The main ARO telescope was later operated by Natural Resources Canada and the Space Geodynamics Laboratory, CRESTech, who used the telescope in VLBI projects to measure the movements of continental plates in geodetic surveys. They have made several upgrades to the main 150 ft (46 m) telescope after taking over operations, allowing it to track at higher speeds necessary to track satellites.
The telescope was used in ongoing VLBI experiments carried out by a worldwide consortium supported by the HALCA satellite, producing a 30,000 km-baseline telescope. The system is driven by the S2 software developed at York University.
The observatory is operated by Thoth Technology which provides geodetic and deep space network services utilizing the 46 m antenna. The site is an active control point for the global positioning system. The main antenna is equipped with receivers for the detection of radio sources at VHF, UHF, L-band, S-band and X-band.
The observatory is also equipped with a hydrogen maser that maintains time standard stability to one part in 1015 in order to facilitate data correlation. The facility provides educational field schools for students from junior high to postdoctoral training programs including York University's space engineering field school.
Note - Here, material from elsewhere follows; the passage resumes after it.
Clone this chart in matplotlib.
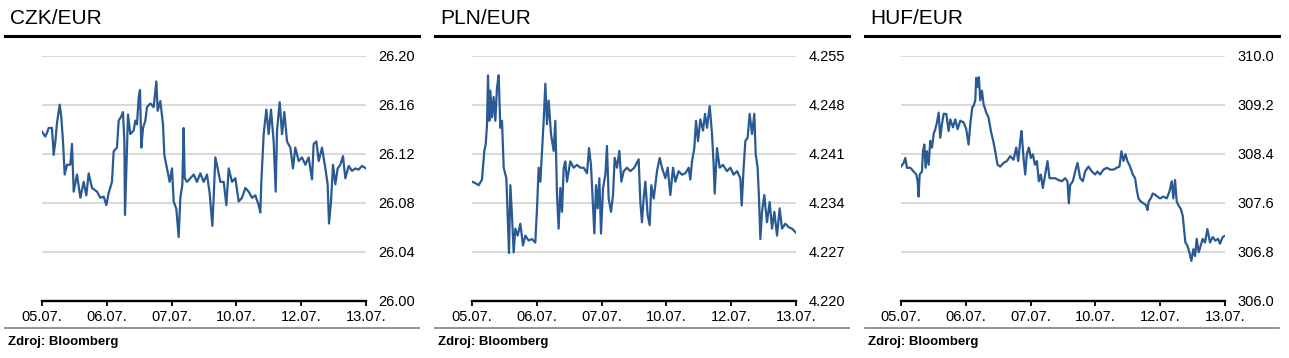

By appointment ARO is open to visitors.
Since 2012, the main instrument has participated in an international collaboration to observe pulsars at long wavelengths with the Canadian Institute for Theoretical Astrophysics.
The telescope is operated in a global network with other large radio telescopes around the world in order to create an interferometric array. By careful correlation of this data researchers hope to create a telescope aperture with a resolving power equivalent to the diameter of the Earth. The observatory hosts the Long Wavelength Laboratory of the University of Toronto, Dunlap Institute for Astronomy & Astrophysics and the Communications and Operations section of York University's Space Engineering Laboratory.